Monday, February 23, 2009

Many Dreams from Many Nights after Many Different Types of Meals: Part One

Beyond Thunder Dome
Alligator Man is the champion and he must be defeated. Down the ramp of his semi-truck palace, he is fought. Is this life and death, or just a show? The pyrotechnics would prove the latter, as would the cocktail waitresses. Then again, Rome wasn't built in a day. Their arena is a Wal-Mart airport.
A chorus of deralects sing "Bastards of Youn" atop giant eliptical bicycle equipment. They only know the chorus. It's karaoke night in paradise again.

Victor Hugo's Bidet
In the Court of Miracles, I deliver a symposium on the sewer system of post-revolutionary France. After my lecture, I accompany a young lady to the casino floor. The Court of Miracles is located on the upper-most floor of a Las Vegas building. I don't remember anything after that.

Incontestable Rape
I'm standing stage right of a Fleetwood Mac gig, circa 1974. Mick Fleetwood, Lindsay Buckingham, and Christine McVie come out and start a groove. This I can enjoy. Stevie Nicks comes dancing out of stage left in a small, black and white striped dress. She approaches the mic. She is small and supple. She begins to sing. This cannot stand. I charge her at full force and tackle her to the ground. I must make her pay for this awful offense, the only way I know how. Flipping her over, I hold her head down and pull her little dress up over her ass. She isn't wearing panties, so I unzip and start to teach her a lesson. I sit the mircrophone next to my act of discipline and keep her head forward toward the monitor so she alone can hear her screaming. Her face buried into the stage, her cries falling to no one, I fuck Stevie Nicks for trespasses against decent rock and roll everywhere.

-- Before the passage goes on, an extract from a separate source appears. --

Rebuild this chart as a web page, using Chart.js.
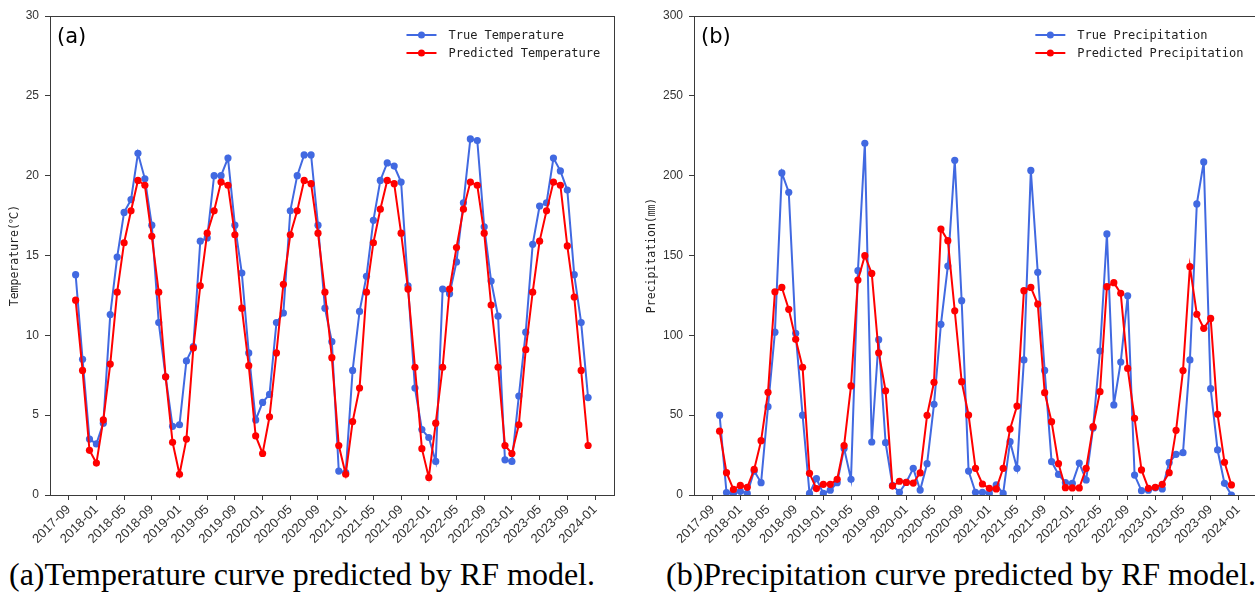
<!DOCTYPE html>
<html>
<head>
<meta charset="utf-8">
<script src="https://cdn.jsdelivr.net/npm/chart.js@4.4.0/dist/chart.umd.min.js"></script>
<style>
	body { margin:0; background:#fff; width:1255px; height:592px; overflow:hidden; position:relative; }
	canvas { position:absolute; top:0; }
	#chart-temperature { left:0; }
	#chart-precipitation { left:627px; }
	.caption { position:absolute; top:556px; font-family:"Liberation Serif","Times New Roman",serif; font-size:32px; line-height:36px; color:#000; white-space:nowrap; }
	#caption-a { left:9px; }
	#caption-b { left:666px; }
</style>
</head>
<body>
<canvas id="chart-temperature" width="627" height="548"></canvas>
<canvas id="chart-precipitation" width="640" height="548"></canvas>
<div class="caption" id="caption-a">(a)Temperature curve predicted by RF model.</div>
<div class="caption" id="caption-b">(b)Precipitation curve predicted by RF model.</div>
<script>
// monthly series, 2017-10 .. 2023-12
var first_month = '2017-10';
var month_count = 75;

var x_tick_labels = ['2017-09','2018-01','2018-05','2018-09','2019-01','2019-05','2019-09','2020-01','2020-05','2020-09',
	'2021-01','2021-05','2021-09','2022-01','2022-05','2022-09','2023-01','2023-05','2023-09','2024-01'];

var temp_true = [13.8, 8.5, 3.5, 3.2, 4.5, 11.3, 14.9, 17.7, 18.5, 21.4,
	19.8, 16.9, 10.8, 7.4, 4.3, 4.4, 8.4, 9.3, 15.9, 16.1,
	20.0, 20.0, 21.1, 16.9, 13.9, 8.9, 4.7, 5.8, 6.3, 10.8,
	11.4, 17.8, 20.0, 21.3, 21.3, 16.9, 11.7, 9.6, 1.5, 1.4,
	7.8, 11.5, 13.7, 17.2, 19.7, 20.8, 20.6, 19.6, 13.1, 6.7,
	4.1, 3.6, 2.1, 12.9, 12.6, 14.6, 18.3, 22.3, 22.2, 16.8,
	13.4, 11.2, 2.2, 2.1, 6.2, 10.2, 15.7, 18.1, 18.3, 21.1,
	20.3, 19.1, 13.8, 10.8, 6.1];
var temp_pred = [12.2, 7.8, 2.8, 2.0, 4.7, 8.2, 12.7, 15.8, 17.8, 19.7,
	19.4, 16.2, 12.7, 7.4, 3.3, 1.3, 3.5, 9.2, 13.1, 16.4,
	17.8, 19.6, 19.4, 16.3, 11.7, 8.1, 3.7, 2.6, 4.9, 8.9,
	13.2, 16.3, 17.8, 19.7, 19.5, 16.4, 12.7, 8.6, 3.1, 1.3,
	4.6, 6.7, 12.7, 15.8, 17.9, 19.7, 19.5, 16.4, 12.9, 8.0,
	2.9, 1.1, 4.5, 8.0, 12.9, 15.5, 17.9, 19.6, 19.4, 16.4,
	11.9, 8.0, 3.1, 2.6, 4.4, 9.1, 12.7, 15.9, 17.8, 19.6,
	19.4, 15.6, 12.4, 7.8, 3.1];

var prec_true = [50, 1.5, 1, 2.3, 1, 15, 7.7, 55.3, 102, 201.7,
	189.6, 101.3, 50, 1, 10.2, 1, 3, 7.7, 29.2, 9.8,
	140.5, 220.3, 33.2, 97.3, 32.8, 6, 1.7, 8, 16.7, 3.1,
	19.6, 56.8, 106.9, 143.4, 209.6, 121.7, 15, 1.7, 1.7, 1,
	6.3, 1, 33.4, 16.7, 84.6, 203.3, 139.5, 78, 20.9, 12.9,
	7.7, 7.3, 20, 9.4, 42, 90.2, 163.5, 56.4, 83.3, 124.8,
	12.5, 2.7, 3, 4.5, 3.8, 20.3, 25.5, 26.5, 84.6, 182.3,
	208.6, 66.6, 28.2, 7.3, 0];
var prec_pred = [40, 14, 3.5, 6, 4.8, 16, 34, 64.3, 127.3, 130,
	116.3, 97.5, 80, 13.6, 4, 6.7, 6.7, 9.8, 31, 68.3,
	134.6, 149.9, 138.8, 89.1, 65.3, 5.6, 8.6, 7.9, 7.5, 13.8,
	49.9, 70.6, 166.6, 159.3, 115.4, 71, 50.1, 16.7, 6.9, 4.2,
	3.8, 16.7, 41.3, 55.7, 128, 130, 119.6, 64.1, 45.9, 19.6,
	4.6, 4.4, 4.4, 16.7, 42.8, 64.7, 130.5, 133, 126.3, 79.3,
	48, 15.7, 4.2, 4.8, 6.7, 14, 40.5, 77.9, 143, 113.2,
	104.4, 110.6, 50.5, 20.5, 6.3];

var BLUE = '#4169e1';
var RED = '#ff0000';
var AXIS_COLOR = '#3a3a3a';

// months since 2017-09
function month_index(label){
	var p = label.split('-');
	return (parseInt(p[0],10) - 2017) * 12 + (parseInt(p[1],10) - 9);
}

var page_charts = {
	initialize:function(){
		var start = month_index(first_month);
		this.month_x = [];
		for (var i = 0; i < month_count; i++) {
			this.month_x.push(start + i);
		}
		this.init_panel('chart-temperature', {
			tag:'(a)', title:'Temperature(\u2103)', max:30, step:5,
			series:[temp_true, temp_pred], labels:['True Temperature','Predicted Temperature'],
			axis_width:50, title_pad:8, pad_right:13.3
		});
		this.init_panel('chart-precipitation', {
			tag:'(b)', title:'Precipitation(\u339c)', max:300, step:50,
			series:[prec_true, prec_pred], labels:['True Precipitation','Predicted Precipitation'],
			axis_width:67, title_pad:18, pad_right:10
		});
	},
	to_points:function(values){
		var xs = this.month_x;
		return values.map(function(v, i){ return {x: xs[i], y: v}; });
	},
	frame_plugin:{
		id:'frame_legend',
		afterDraw:function(chart, args, opts){
			var ctx = chart.ctx, area = chart.chartArea;
			ctx.save();
			ctx.strokeStyle = AXIS_COLOR;
			ctx.lineWidth = 1;
			ctx.strokeRect(Math.round(area.left) + 0.5, Math.round(area.top) + 0.5,
				Math.round(area.right - area.left), Math.round(area.bottom - area.top));

			ctx.fillStyle = '#000';
			ctx.textBaseline = 'middle';
			ctx.font = '21px "DejaVu Sans", sans-serif';
			ctx.fillText(opts.tag, area.left + 7, area.top + 22);

			ctx.font = '12px "DejaVu Sans Mono", monospace';
			var sets = chart.data.datasets, maxw = 0;
			sets.forEach(function(d){ maxw = Math.max(maxw, ctx.measureText(d.label).width); });
			var tx = area.right - 13.5 - maxw;
			sets.forEach(function(d, i){
				var y = area.top + 19 + i * 18;
				ctx.strokeStyle = d.borderColor;
				ctx.lineWidth = 2;
				ctx.beginPath();
				ctx.moveTo(tx - 42, y);
				ctx.lineTo(tx - 12, y);
				ctx.stroke();
				ctx.fillStyle = d.borderColor;
				ctx.beginPath();
				ctx.arc(tx - 27, y, 3.5, 0, Math.PI * 2);
				ctx.fill();
				ctx.fillStyle = '#222';
				ctx.fillText(d.label, tx, y + 1);
			});
			ctx.restore();
		}
	},
	init_panel:function(canvas_id, cfg){
		var tick_font = {family:'"Liberation Sans", Arial, sans-serif', size:12};
		var x_font = {family:'"Liberation Sans", Arial, sans-serif', size:13};
		var config = {
			type:'line',
			data:{
				datasets:[{
					label:cfg.labels[0],
					data:this.to_points(cfg.series[0]),
					borderColor:BLUE, backgroundColor:BLUE,
					borderWidth:2, pointRadius:3.6, pointBorderWidth:0,
					tension:0, order:1
				},{
					label:cfg.labels[1],
					data:this.to_points(cfg.series[1]),
					borderColor:RED, backgroundColor:RED,
					borderWidth:2, pointRadius:3.6, pointBorderWidth:0,
					tension:0, order:0
				}]
			},
			options:{
				responsive:false,
				animation:false,
				layout:{padding:{top:16, right:cfg.pad_right, bottom:0, left:0}},
				plugins:{
					legend:{display:false},
					tooltip:{enabled:false},
					frame_legend:{tag:cfg.tag}
				},
				scales:{
					x:{
						type:'linear',
						min:-2.7, max:78.7,
						grid:{display:true, drawOnChartArea:false, drawTicks:true, tickLength:5, color:AXIS_COLOR},
						border:{display:false},
						afterBuildTicks:function(scale){
							scale.ticks = x_tick_labels.map(function(l){ return {value: month_index(l)}; });
						},
						afterFit:function(scale){ scale.height = 53; },
						ticks:{
							autoSkip:false, minRotation:45, maxRotation:45, padding:2,
							color:'#333', font:x_font,
							callback:function(v, i){ return x_tick_labels[i]; }
						}
					},
					y:{
						min:0, max:cfg.max,
						grid:{display:true, drawOnChartArea:false, drawTicks:true, tickLength:5, color:AXIS_COLOR},
						border:{display:false},
						afterFit:function(scale){ scale.width = cfg.axis_width; },
						ticks:{stepSize:cfg.step, padding:6, color:'#333', font:tick_font},
						title:{
							display:true, text:cfg.title, color:'#222',
							font:{family:'"DejaVu Sans Mono", "Noto Sans CJK SC", monospace', size:11.5},
							padding:{top:cfg.title_pad, bottom:0}
						}
					}
				}
			},
			plugins:[this.frame_plugin]
		};
		var ctx = document.getElementById(canvas_id).getContext('2d');
		return new Chart(ctx, config);
	}
};

window.addEventListener('load', function(){
	page_charts.initialize();
});
</script>
</body>
</html>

Prince's Harem Dance Party
I am at work at the Home Depot, helping a co-worker, Kerry, put away lights. We are casually chatting while doing so. Around the corner comes the electrical department head, Tator. He has a clipboard in his hands and he looks upset. My co-worker and I wonder aloud what could be bothering him.
"Ya'll sons-a-bitches didn't do your gad-damn In Focus yet!" he says. "Now we won't meet the monthly requirement!"
We both know good and well that we completed this online class at the first of the month. But before we have a chance to quiet Tator's mind, he storms off in a fluster. Discontent with this false accusation set upon us, Kerry and I follow him into aisle 43. We round the corner, not finding Tator, but a darkened, velvet curtain-lined hall leading to a small, dark wooden door. The door is against the right side of the hall. We understand what we must do in order to gain entry. Kerry produces a small brown paper bag from his apron and knocks on the door. It creaks open about a foot, and Prince sticks out his head.
"What'ch yall want?" he asks suspiciously.
Kerry hands him the brown paper bag and Prince inspects the contents. His eyes light up. The door slams shut, and we hear Prince devour the dark chocolate-covered raspberries like a koala bear. The door opens again, this time bidding us entrance. Kerry and I enter into Prince's chambers. The revolving love-seats are filled with beautiful women, the silk drapes flow miraculously, and the disco lights invite an evening of debauchery. "I Would Die 4 U" is playing.

A Cartoon Eskimo
My grandfather is leading a parade down a street in Springfield during an episode of The Simpsons. It is September. He is not amused.